(Code that draws figures)
* * * * * * * * *
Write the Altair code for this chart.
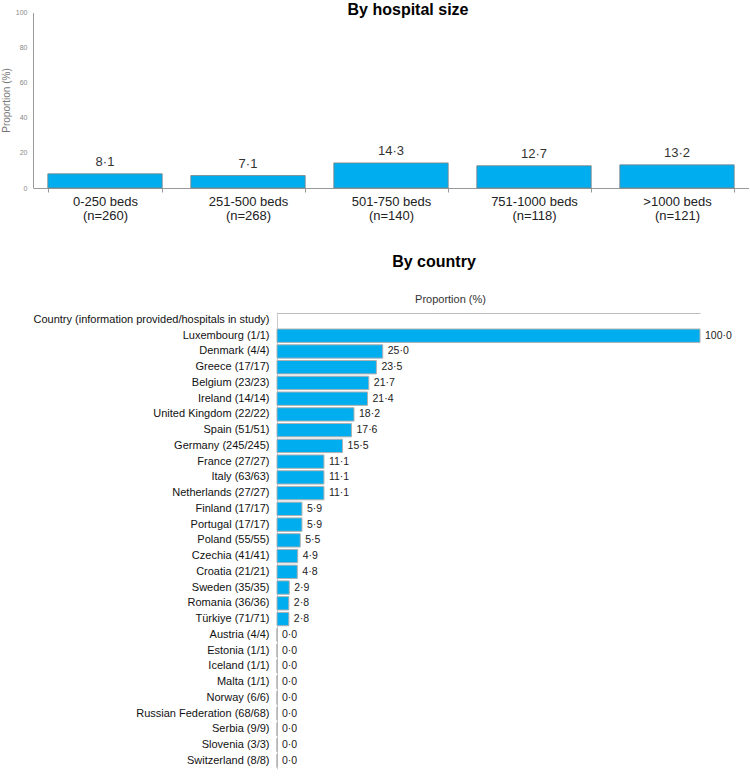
import altair as alt
import pandas as pd

FONT = "Liberation Sans"
BLUE = "#00AEEF"

# ---- data: by hospital size ----
size_cats = ["0-250 beds", "251-500 beds", "501-750 beds", "751-1000 beds", ">1000 beds"]
size_n = [260, 268, 140, 118, 121]
size_pct = [8.1, 7.1, 14.3, 12.7, 13.2]

# ---- data: by country ----
header_row = "Country (information provided/hospitals in study)"
countries = [
    "Luxembourg (1/1)", "Denmark (4/4)", "Greece (17/17)", "Belgium (23/23)",
    "Ireland (14/14)", "United Kingdom (22/22)", "Spain (51/51)", "Germany (245/245)",
    "France (27/27)", "Italy (63/63)", "Netherlands (27/27)", "Finland (17/17)",
    "Portugal (17/17)", "Poland (55/55)", "Czechia (41/41)", "Croatia (21/21)",
    "Sweden (35/35)", "Romania (36/36)", "Türkiye (71/71)", "Austria (4/4)",
    "Estonia (1/1)", "Iceland (1/1)", "Malta (1/1)", "Norway (6/6)",
    "Russian Federation (68/68)", "Serbia (9/9)", "Slovenia (3/3)", "Switzerland (8/8)",
]
country_pct = [
    100.0, 25.0, 23.5, 21.7, 21.4, 18.2, 17.6, 15.5, 11.1, 11.1, 11.1, 5.9, 5.9,
    5.5, 4.9, 4.8, 2.9, 2.8, 2.8, 0.0, 0.0, 0.0, 0.0, 0.0, 0.0, 0.0, 0.0, 0.0,
]

titles_top = ["By hospital size"]
titles_bottom = ["By country"]


def fmt(v):
    return f"{v:.1f}".replace(".", "·")


top_df = pd.DataFrame({
    "cat": [f"{c}|(n={n})" for c, n in zip(size_cats, size_n)],
    "pct": size_pct,
    "lab": [fmt(v) for v in size_pct],
})
bot_df = pd.DataFrame({
    "country": countries,
    "pct": country_pct,
    "lab": [fmt(v) for v in country_pct],
})

# ---- top chart ----
x_top = alt.X(
    "cat:N", sort=None,
    scale=alt.Scale(range=[33.5, 748.5], paddingInner=0.2, paddingOuter=0.1),
    axis=alt.Axis(
        orient="bottom", offset=-592, title=None, labelAngle=0,
        labelExpr="split(datum.label, '|')", labelFont=FONT, labelFontSize=13,
        labelColor="#222", labelLineHeight=14, labelPadding=3,
        tickBand="extent", tickSize=4, tickColor="#999", tickWidth=1,
        domainColor="#999", domainWidth=1, grid=False,
    ),
)
y_top = alt.Y(
    "pct:Q",
    scale=alt.Scale(domain=[0, 100], range=[188, 12.7], nice=False),
    axis=alt.Axis(
        orient="left", offset=-33, values=[0, 20, 40, 60, 80, 100], ticks=False,
        labelFont=FONT, labelFontSize=7, labelColor="#888", labelPadding=6,
        domainColor="#999", domainWidth=1, grid=False,
        title="Proportion (%)", titleFont=FONT, titleFontSize=10,
        titleFontWeight="normal", titleColor="#777", titleX=-27, titleY=100,
        titleAlign="center", titleBaseline="middle", titleAngle=270,
    ),
)
top_bars = alt.Chart(top_df).mark_bar(
    color=BLUE, stroke="#808080", strokeWidth=0.8
).encode(x=x_top, y=y_top)
top_text = alt.Chart(top_df).mark_text(
    baseline="bottom", dy=-5, fontSize=13, color="#333", font=FONT
).encode(x=x_top, y=y_top, text="lab:N")
top = alt.layer(top_bars, top_text)

# ---- bottom chart ----
y_bot = alt.Y(
    "country:N", sort=None,
    scale=alt.Scale(domain=[header_row] + countries, range=[312.1, 768.6],
                    paddingInner=0.15, paddingOuter=0.075),
    axis=alt.Axis(
        orient="left", offset=-277, title=None, ticks=False,
        labelFont=FONT, labelFontSize=11, labelColor="#111", labelPadding=8,
        labelLimit=400, domainColor="#ccc", domainWidth=1, grid=False,
    ),
)
x_bot = alt.X(
    "pct:Q",
    scale=alt.Scale(domain=[0, 100], range=[277, 700], nice=False),
    axis=alt.Axis(
        orient="top", offset=-313, labels=False, ticks=False, grid=False,
        domainColor="#bbb", domainWidth=1,
        title="Proportion (%)", titleFont=FONT, titleFontSize=11,
        titleFontWeight="normal", titleColor="#333", titleX=450, titleY=-14,
        titleAlign="center", titleBaseline="middle",
    ),
)
bot_bars = alt.Chart(bot_df).mark_bar(
    color=BLUE, stroke="#b0b0b0", strokeWidth=1
).encode(x=x_bot, y=y_bot)
bot_text = alt.Chart(bot_df).mark_text(
    align="left", baseline="middle", dx=5, fontSize=10.5, color="#222", font=FONT
).encode(x=x_bot, y=y_bot, text="lab:N")
bot = alt.layer(bot_bars, bot_text)

# ---- section titles ----
t1 = alt.Chart(pd.DataFrame({"t": titles_top})).mark_text(
    font=FONT, fontSize=16, fontWeight="bold", color="#000",
    align="center", baseline="middle",
).encode(text="t:N", x=alt.value(408), y=alt.value(10))
t2 = alt.Chart(pd.DataFrame({"t": titles_bottom})).mark_text(
    font=FONT, fontSize=16, fontWeight="bold", color="#000",
    align="center", baseline="middle",
).encode(text="t:N", x=alt.value(434), y=alt.value(262))

chart = alt.layer(top, bot, t1, t2).resolve_scale(
    x="independent", y="independent"
).resolve_axis(
    x="independent", y="independent"
).properties(
    width=750, height=780, padding=0,
    autosize=alt.AutoSizeParams(type="none"),
    view=alt.ViewBackground(stroke="transparent"),
).configure(background="white")

chart.save("out.html", embed_options={"renderer": "svg", "actions": False})
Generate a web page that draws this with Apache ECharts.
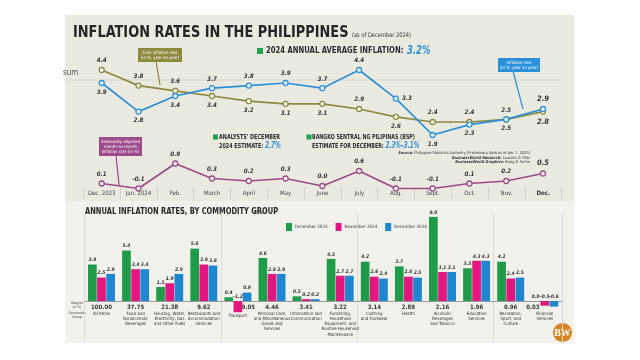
* * * * * * * * *
Find all lines where the word "this" appears. Copy them.

Write the Altair code for this chart.
Generate a web page that draws this with Apache ECharts.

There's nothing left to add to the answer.